6. The potentiality of embarrassment from multifarious pronouncements by various departments of government on one question. Once again this relates back to whether the problem and its solution are committed to a given branch of government.

We have never ruled, I believe, that when the federal Government takes a person by the neck and submits him to punishment, imprisonment, taxation, or submission to some ordeal, the complaining person may not be heard in court. The rationale in cases such as the present is that government cannot take life, liberty, or property of the individual and escape adjudication by the courts of the legality of its action.

That is the heart of this case. It does not concern the wisdom of fighting in Southeast Asia. Likewise no question of whether the conflict is either just or necessary is present. We are asked instead whether the Executive has power, absent a congressional declaration of war, to commit Massachusetts citizens in armed hostilities on foreign soil. Another way of putting the question is whether under our Constitution presidential wars are permissible. Should that question be answered in the negative we would then have to determine whether Congress has declared war. That question which Massachusetts presents is in my view justiciable....

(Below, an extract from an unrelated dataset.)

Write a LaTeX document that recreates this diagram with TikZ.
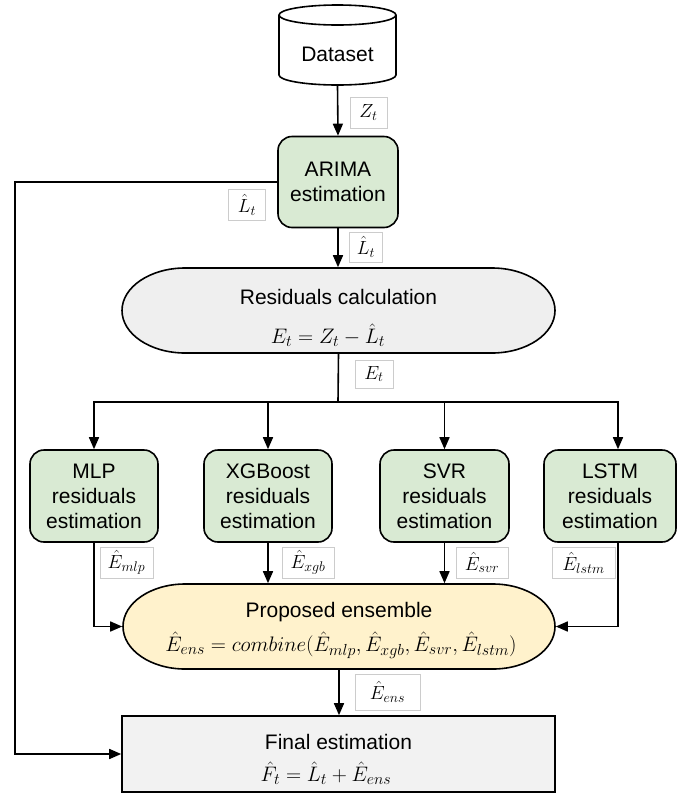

"The war power of the United States like its other powers ... is subject to constitutional limitations." *** No less than the war power — the greatest leveler of them all — is the power of the Commander-in-Chief subject to constitutional limitations....

This Court has previously faced issues of presidential war making. The legality of Lincoln's blockade was considered in the Prize Cases [1863] *** and although the Court narrowly split in supporting the President's position, the split was on the merits, not on whether the claim was justiciable. And even though that war was the Civil War and not one involving an overseas expedition, the decision was 5 to 4.

In the Steel Seizure Case, members of this Court wrote seven opinions and each reached the merits of the Executive's seizure. In that case, as here, the issue related to the President's powers as Commander-in-Chief and the fact that all nine justices decided the case on the merits and construed the powers of a coordinate branch at a time of extreme emergency should be instructive....

If we determine that the Indochina conflict is unconstitutional because it lacks a congressional declaration of war, the Chief Executive is free to see one, as was President Truman free to seek congressional approval after our Steel Seizure decision.

There is, of course, a difference between this case and the Prize Cases and the Steel Seizure Case. In those cases a private party was asserting a wrong to him: his property was being taken and he demanded a determination of the legality of the taking. Here lives and liberties of Massachusetts citizens are in jeopardy. Certainly the Constitution gives no greater protection to property than to life and liberty. It might be argued that the authority in the Steel Seizure Case was not textually apparent in the Constitution, while the power of the Commander-in-Chief to commit troops is obvious and therefore a different determination on justiciability is needed. The Cases, however, involved Lincoln's exercise of power in ordering a blockade by virtue of his powers as the Commander-in-Chief.

Since private parties — represented by Massachusetts as parens patriae — are involved in this case, the teaching of the Prize Cases and the Steel Seizure Case is that their claims are justiciable....

Today we deny a hearing to a State which attempts to determine whether it is constitutional to require its citizens to fight in a foreign war absent a congressional declaration of war.... The question of constitutional war is neither academic nor political." .. . it should be settled here and now.

I would set the motion for leave to file down for argument and decide the merits only after full argument.

Mr. Justice Harlan and Mr. Justice Stewart dissent. They would set this motion for argument on the questions of standing and justiciability.